Bezos on how space travel changes us
Jeff Bezos: Everyone who goes to space comes back "changed" 00:27

Blue Origin, the aerospace company backed by Jeff Bezos, will begin selling tickets to board its New Shepard rocket ship into the cosmos. 

The company hasn't revealed how much tickets will cost, but said more details will land May 5. The spacecraft itself, known as New Shepard, is a 60-foot suborbital rocket-capsule that travels at Mach 3 and is designed to fit six people inside. A video posted on Twitter on Thursday shows New Shepard landing safely back on Earth after a recent flight. 

Blue Origin has created an online sign-up page for people seeking a ticket.

The Bezos-backed venture began test flights on New Shepard in 2016. By December 2017, it had completed six straight successful tests. Company officials said its most recent test flight, launched April 14, was significant because it featured personnel entering and exiting the capsule as a rehearsal for human flight. No staff members, however, remained on board for the launch.

"For the first time, Blue Origin personnel standing in as astronauts entered the capsule prior to launch," the company said in test flight notes. "Following the crew capsule landing, the astronauts rehearsed post-flight procedures, hatch opening, and exiting the capsule."

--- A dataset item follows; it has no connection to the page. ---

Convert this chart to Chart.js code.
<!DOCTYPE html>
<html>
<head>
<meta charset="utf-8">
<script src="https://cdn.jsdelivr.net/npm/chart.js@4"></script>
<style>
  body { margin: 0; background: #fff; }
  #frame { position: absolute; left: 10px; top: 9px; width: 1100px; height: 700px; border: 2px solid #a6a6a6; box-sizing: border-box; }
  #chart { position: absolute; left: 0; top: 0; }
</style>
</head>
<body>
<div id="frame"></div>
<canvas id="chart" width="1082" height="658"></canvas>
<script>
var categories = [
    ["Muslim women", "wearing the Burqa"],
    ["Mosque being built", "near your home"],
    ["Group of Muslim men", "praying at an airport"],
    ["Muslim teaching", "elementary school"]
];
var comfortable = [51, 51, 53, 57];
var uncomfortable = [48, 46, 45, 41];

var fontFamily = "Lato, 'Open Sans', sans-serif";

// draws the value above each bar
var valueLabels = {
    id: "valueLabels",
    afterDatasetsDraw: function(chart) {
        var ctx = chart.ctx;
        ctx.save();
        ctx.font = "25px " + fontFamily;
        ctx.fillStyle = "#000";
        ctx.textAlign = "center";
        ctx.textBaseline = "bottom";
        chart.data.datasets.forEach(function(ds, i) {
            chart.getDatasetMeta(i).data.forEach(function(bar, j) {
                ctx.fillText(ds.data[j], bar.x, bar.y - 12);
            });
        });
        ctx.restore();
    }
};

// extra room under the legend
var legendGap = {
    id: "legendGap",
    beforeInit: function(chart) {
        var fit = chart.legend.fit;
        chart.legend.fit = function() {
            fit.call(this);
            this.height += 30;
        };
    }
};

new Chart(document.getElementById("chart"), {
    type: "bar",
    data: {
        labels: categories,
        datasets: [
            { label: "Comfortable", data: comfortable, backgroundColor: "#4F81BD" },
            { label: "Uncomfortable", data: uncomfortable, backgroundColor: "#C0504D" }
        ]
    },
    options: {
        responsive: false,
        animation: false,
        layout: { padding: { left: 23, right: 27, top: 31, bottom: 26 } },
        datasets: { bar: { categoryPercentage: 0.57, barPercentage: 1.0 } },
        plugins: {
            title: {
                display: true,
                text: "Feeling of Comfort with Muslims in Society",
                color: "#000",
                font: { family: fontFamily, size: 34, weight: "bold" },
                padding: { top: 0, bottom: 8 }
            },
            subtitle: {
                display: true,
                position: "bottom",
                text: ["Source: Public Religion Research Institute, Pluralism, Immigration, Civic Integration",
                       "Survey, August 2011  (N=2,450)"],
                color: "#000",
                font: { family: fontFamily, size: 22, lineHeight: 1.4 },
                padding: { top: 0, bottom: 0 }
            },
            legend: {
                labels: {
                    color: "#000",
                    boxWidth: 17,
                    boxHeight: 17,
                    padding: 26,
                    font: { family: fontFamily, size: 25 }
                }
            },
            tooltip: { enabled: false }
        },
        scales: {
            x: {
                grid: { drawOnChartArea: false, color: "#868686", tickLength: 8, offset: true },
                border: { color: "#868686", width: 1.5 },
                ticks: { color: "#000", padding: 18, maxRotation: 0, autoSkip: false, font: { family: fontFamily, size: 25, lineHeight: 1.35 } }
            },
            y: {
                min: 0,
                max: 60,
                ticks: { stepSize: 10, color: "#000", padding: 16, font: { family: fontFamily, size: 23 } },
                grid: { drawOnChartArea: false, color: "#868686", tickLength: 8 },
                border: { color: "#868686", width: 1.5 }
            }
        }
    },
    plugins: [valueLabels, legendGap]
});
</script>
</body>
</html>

Selling New Shepard tickets is the next step in a dream Bezos reportedly has held since the 1980s. In his 1982 high school graduation speech as valedictorian, Bezos said he wanted to build hotels and colonies in space, the Miami Herald reported.

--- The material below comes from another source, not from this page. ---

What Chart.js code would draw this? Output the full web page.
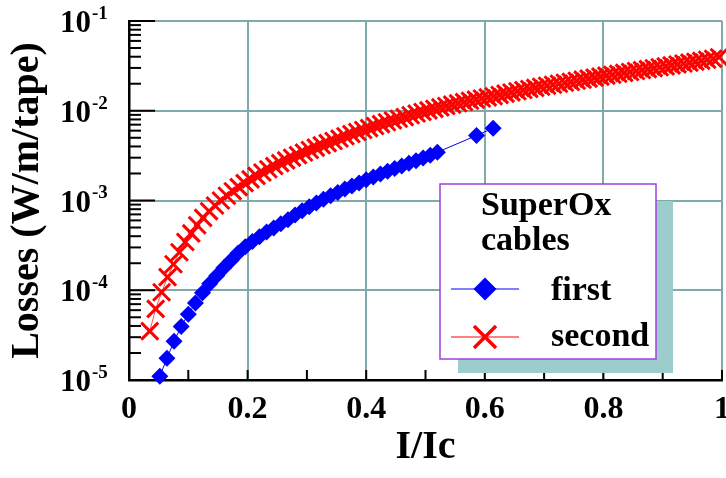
<!DOCTYPE html>
<html lang="en">
<head>
  <meta charset="UTF-8" />
  <title>Losses vs I/Ic</title>
  <script src="https://cdn.jsdelivr.net/npm/chart.js"></script>
  <style>
    body { margin: 0; background: #fff; }
    canvas { display: block; }
  </style>
</head>
<body>
  <canvas id="lossChart" width="726" height="478"></canvas>
  <script>
    // first cable (blue diamonds)
    const firstX = [0.052, 0.064, 0.076, 0.088, 0.100, 0.112, 0.124, 0.136, 0.148, 0.160,
      0.172, 0.184, 0.196, 0.208, 0.220, 0.232, 0.244, 0.256, 0.268, 0.280,
      0.292, 0.304, 0.316, 0.328, 0.340, 0.352, 0.364, 0.376, 0.388, 0.400,
      0.412, 0.424, 0.436, 0.448, 0.460, 0.472, 0.484, 0.496, 0.508, 0.520,
      0.586, 0.614];
    const firstLoss = [1.1e-5, 1.75e-5, 2.7e-5, 3.95e-5, 5.4e-5, 7.2e-5, 9.4e-5, 1.18e-4, 1.45e-4, 1.78e-4,
      2.15e-4, 2.6e-4, 3.05e-4, 3.5e-4, 3.95e-4, 4.45e-4, 4.95e-4, 5.5e-4, 6.1e-4, 6.9e-4,
      7.7e-4, 8.5e-4, 9.4e-4, 1.03e-3, 1.13e-3, 1.23e-3, 1.34e-3, 1.45e-3, 1.57e-3, 1.7e-3,
      1.83e-3, 1.97e-3, 2.12e-3, 2.27e-3, 2.43e-3, 2.6e-3, 2.78e-3, 2.98e-3, 3.2e-3, 3.45e-3,
      5.3e-3, 6.4e-3];

    // second cable (red crosses)
    const secondX = [0.035, 0.045, 0.055, 0.065, 0.075, 0.085, 0.095, 0.105, 0.115, 0.125,
      0.135, 0.145, 0.155, 0.165, 0.175, 0.185, 0.195, 0.205, 0.215, 0.225,
      0.235, 0.245, 0.255, 0.265, 0.275, 0.285, 0.295, 0.305, 0.315, 0.325,
      0.335, 0.345, 0.355, 0.365, 0.375, 0.385, 0.395, 0.405, 0.415, 0.425,
      0.435, 0.445, 0.455, 0.465, 0.475, 0.485, 0.495, 0.505, 0.515, 0.525,
      0.535, 0.545, 0.555, 0.565, 0.575, 0.585, 0.595, 0.605, 0.615, 0.625,
      0.635, 0.645, 0.655, 0.665, 0.675, 0.685, 0.695, 0.705, 0.715, 0.725,
      0.735, 0.745, 0.755, 0.765, 0.775, 0.785, 0.795, 0.805, 0.815, 0.825,
      0.835, 0.845, 0.855, 0.865, 0.875, 0.885, 0.895, 0.905, 0.915, 0.925,
      0.935, 0.945, 0.955, 0.965, 0.975, 0.985, 0.995];
    const secondLoss = [3.5e-5, 6.2e-5, 9.5e-5, 1.4e-4, 1.95e-4, 2.65e-4, 3.45e-4, 4.3e-4, 5.3e-4, 6.4e-4,
      7.6e-4, 8.8e-4, 1.0e-3, 1.13e-3, 1.27e-3, 1.41e-3, 1.56e-3, 1.72e-3, 1.88e-3, 2.05e-3,
      2.23e-3, 2.42e-3, 2.61e-3, 2.8e-3, 3.0e-3, 3.2e-3, 3.42e-3, 3.65e-3, 3.88e-3, 4.12e-3,
      4.36e-3, 4.6e-3, 4.9e-3, 5.2e-3, 5.5e-3, 5.8e-3, 6.1e-3, 6.4e-3, 6.75e-3, 7.1e-3,
      7.45e-3, 7.8e-3, 8.15e-3, 8.5e-3, 8.9e-3, 9.3e-3, 9.7e-3, 1.01e-2, 1.05e-2, 1.09e-2,
      1.13e-2, 1.17e-2, 1.21e-2, 1.25e-2, 1.29e-2, 1.33e-2, 1.37e-2, 1.41e-2, 1.45e-2, 1.5e-2,
      1.55e-2, 1.6e-2, 1.65e-2, 1.7e-2, 1.75e-2, 1.8e-2, 1.85e-2, 1.9e-2, 1.95e-2, 2.0e-2,
      2.05e-2, 2.1e-2, 2.16e-2, 2.22e-2, 2.28e-2, 2.34e-2, 2.4e-2, 2.46e-2, 2.52e-2, 2.58e-2,
      2.64e-2, 2.7e-2, 2.77e-2, 2.84e-2, 2.91e-2, 2.98e-2, 3.05e-2, 3.12e-2, 3.2e-2, 3.28e-2,
      3.36e-2, 3.44e-2, 3.52e-2, 3.6e-2, 3.7e-2, 3.8e-2, 3.95e-2];

    const xTickValues = [0, 0.2, 0.4, 0.6, 0.8, 1];
    const xTickLabels = ['0', '0.2', '0.4', '0.6', '0.8', '1'];
    const yDecades = [1e-5, 1e-4, 1e-3, 1e-2, 1e-1];
    const yExponents = ['-5', '-4', '-3', '-2', '-1'];
    const yMinorSteps = [2, 3, 4, 5, 6, 7, 8, 9];
    const legendTitle = ['SuperOx', 'cables'];
    const seriesNames = ['first', 'second'];

    const SERIF = "'Liberation Serif', 'Times New Roman', serif";
    const GRID = '#7faaaa';

    const yTicks = [];
    yDecades.forEach((d, i) => {
      yTicks.push(d);
      if (i < yDecades.length - 1) yMinorSteps.forEach(m => yTicks.push(d * m));
    });

    const isDecade = v => Math.abs(Math.log10(v) - Math.round(Math.log10(v))) < 1e-6;
    const isMajorX = v => xTickValues.some(t => Math.abs(t - v) < 1e-6);

    function diamond(ctx, x, y, r) {
      ctx.beginPath();
      ctx.moveTo(x, y - r); ctx.lineTo(x + r, y); ctx.lineTo(x, y + r); ctx.lineTo(x - r, y);
      ctx.closePath();
      ctx.fill();
    }

    function cross(ctx, x, y, h) {
      ctx.beginPath();
      ctx.moveTo(x - h, y - h); ctx.lineTo(x + h, y + h);
      ctx.moveTo(x + h, y - h); ctx.lineTo(x - h, y + h);
      ctx.stroke();
    }

    // inward tick marks + y labels with superscript exponents
    const axisDecor = {
      id: 'axisDecor',
      beforeDatasetsDraw(chart) {
        const { ctx, chartArea: a, scales: { x, y } } = chart;
        ctx.save();
        ctx.strokeStyle = '#000';
        ctx.lineWidth = 2;
        x.ticks.forEach(t => {
          const px = x.getPixelForValue(t.value);
          ctx.beginPath(); ctx.moveTo(px, a.bottom); ctx.lineTo(px, a.bottom - 10); ctx.stroke();
        });
        yTicks.forEach(v => {
          const py = y.getPixelForValue(v);
          const len = isDecade(v) ? 26 : 12;
          ctx.beginPath(); ctx.moveTo(a.left, py); ctx.lineTo(a.left + len, py); ctx.stroke();
        });
        ctx.restore();
      },
      afterDraw(chart) {
        const { ctx, scales: { y } } = chart;
        ctx.save();
        ctx.fillStyle = '#000';
        ctx.textBaseline = 'middle';
        yDecades.forEach((d, i) => {
          const py = y.getPixelForValue(d);
          ctx.font = `bold 31px ${SERIF}`;
          ctx.textAlign = 'right';
          ctx.fillText('10', 91, py + 3);
          ctx.font = `bold 19px ${SERIF}`;
          ctx.textAlign = 'left';
          ctx.fillText(yExponents[i], 92, py - 7);
        });
        ctx.restore();
      }
    };

    const boxLegend = {
      id: 'boxLegend',
      afterDraw(chart) {
        const ctx = chart.ctx;
        ctx.save();
        ctx.fillStyle = '#9ccccc';
        ctx.fillRect(458, 201, 215, 172);
        ctx.fillStyle = '#fff';
        ctx.fillRect(440, 184, 216, 175);
        ctx.strokeStyle = '#a040e0';
        ctx.lineWidth = 1.5;
        ctx.strokeRect(440, 184, 216, 175);

        ctx.fillStyle = '#000';
        ctx.font = `bold 34px ${SERIF}`;
        ctx.textAlign = 'left';
        ctx.textBaseline = 'alphabetic';
        ctx.fillText(legendTitle[0], 481, 215);
        ctx.fillText(legendTitle[1], 481, 250);
        ctx.fillText(seriesNames[0], 551, 300);
        ctx.fillText(seriesNames[1], 551, 346);

        ctx.strokeStyle = '#0000ff';
        ctx.lineWidth = 1;
        ctx.beginPath(); ctx.moveTo(451, 289); ctx.lineTo(519, 289); ctx.stroke();
        ctx.fillStyle = '#0000ff';
        diamond(ctx, 485, 289, 11.5);

        ctx.strokeStyle = '#ff8080';
        ctx.lineWidth = 2;
        ctx.beginPath(); ctx.moveTo(451, 337); ctx.lineTo(519, 337); ctx.stroke();
        ctx.strokeStyle = '#ff0000';
        ctx.lineWidth = 3.5;
        cross(ctx, 485, 337, 11);
        ctx.restore();
      }
    };

    new Chart(document.getElementById('lossChart'), {
      type: 'scatter',
      data: {
        datasets: [
          {
            label: seriesNames[0],
            data: firstX.map((x, i) => ({ x, y: firstLoss[i] })),
            showLine: true,
            borderColor: '#0000ff',
            borderWidth: 1,
            pointStyle: 'rectRot',
            pointRadius: 8.5,
            pointBackgroundColor: '#0000ff',
            pointBorderColor: '#0000ff',
            pointBorderWidth: 0,
            clip: false
          },
          {
            label: seriesNames[1],
            data: secondX.map((x, i) => ({ x, y: secondLoss[i] })),
            showLine: true,
            borderColor: '#ff5050',
            borderWidth: 1,
            pointStyle: 'crossRot',
            pointRadius: 12,
            pointBorderColor: '#ff0000',
            pointBorderWidth: 3,
            clip: false
          }
        ]
      },
      options: {
        responsive: false,
        animation: false,
        devicePixelRatio: 1,
        layout: { autoPadding: false, padding: { left: 0, right: 4, top: 21, bottom: 0 } },
        plugins: { legend: { display: false }, tooltip: { enabled: false } },
        scales: {
          x: {
            type: 'linear',
            min: 0,
            max: 1,
            ticks: {
              stepSize: 0.1,
              autoSkip: false,
              maxRotation: 0,
              padding: 11,
              color: '#000',
              font: { family: SERIF, weight: 'bold', size: 32 },
              callback: v => {
                const i = xTickValues.findIndex(t => Math.abs(t - v) < 1e-6);
                return i >= 0 ? xTickLabels[i] : '';
              }
            },
            grid: {
              drawTicks: false,
              lineWidth: 2,
              color: c => (c.tick && isMajorX(c.tick.value) && c.tick.value > 0 ? GRID : 'rgba(0,0,0,0)')
            },
            border: { color: '#000', width: 2.5 },
            title: {
              display: true,
              text: 'I/Ic',
              color: '#000',
              font: { family: SERIF, weight: 'bold', size: 40 },
              padding: { top: 0, bottom: 6 }
            },
            afterFit: s => { s.height = 98; s.paddingLeft = 0; s.paddingRight = 0; }
          },
          y: {
            type: 'logarithmic',
            min: 1e-5,
            max: 1e-1,
            afterBuildTicks: s => { s.ticks = yTicks.map(v => ({ value: v, major: isDecade(v) })); },
            ticks: { display: false },
            grid: {
              drawTicks: false,
              lineWidth: 2,
              color: c => (c.tick && isDecade(c.tick.value) ? GRID : 'rgba(0,0,0,0)')
            },
            border: { color: '#000', width: 2.5 },
            title: {
              display: true,
              text: 'Losses (W/m/tape)',
              color: '#000',
              font: { family: SERIF, weight: 'bold', size: 40 },
              padding: { top: 4, bottom: 0 }
            },
            afterFit: s => { s.width = 129; s.paddingTop = 0; s.paddingBottom = 0; }
          }
        }
      },
      plugins: [axisDecor, boxLegend]
    });
  </script>
</body>
</html>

Bezos, however, has competition in the emerging space-tourism industry. Richard Branson's Virgin Galactic is expected to begin trips to space early next year. Tickets are more than $250,000 each and the company has reportedly sold more than 600. Virgin Galactic last month revealed the VSS Imagine, one of many spacecrafts it plans to use for space tourism.

Virgin Galactic unveils new SpaceShip III, moves closer to space tourism launch 06:25

"Our hope is for all those who travel to space to return with fresh perspectives and new ideas that will bring positive change to our planet," Branson said in a statement

Elon Musk's SpaceX, meanwhile, has already sold tickets for a private, 10-day space ride to the International Space Station. That trip is slated to launch later this year. Tickets sold for $55 million each.

Bezos, Branson and Musk are hoping to corner a new industry that's expected to soar like, well, a rocket. A 2019 UBS analysis projected space tourism will be valued at $3 billion by 2030. The larger space industry is expected to be worth $805 billion by that same year, UBS said. 

"Space tourism could be the stepping stone for the development of long-haul travel on Earth serviced by space," UBS analysts Jarrod Castle and Myles Walton said in the report.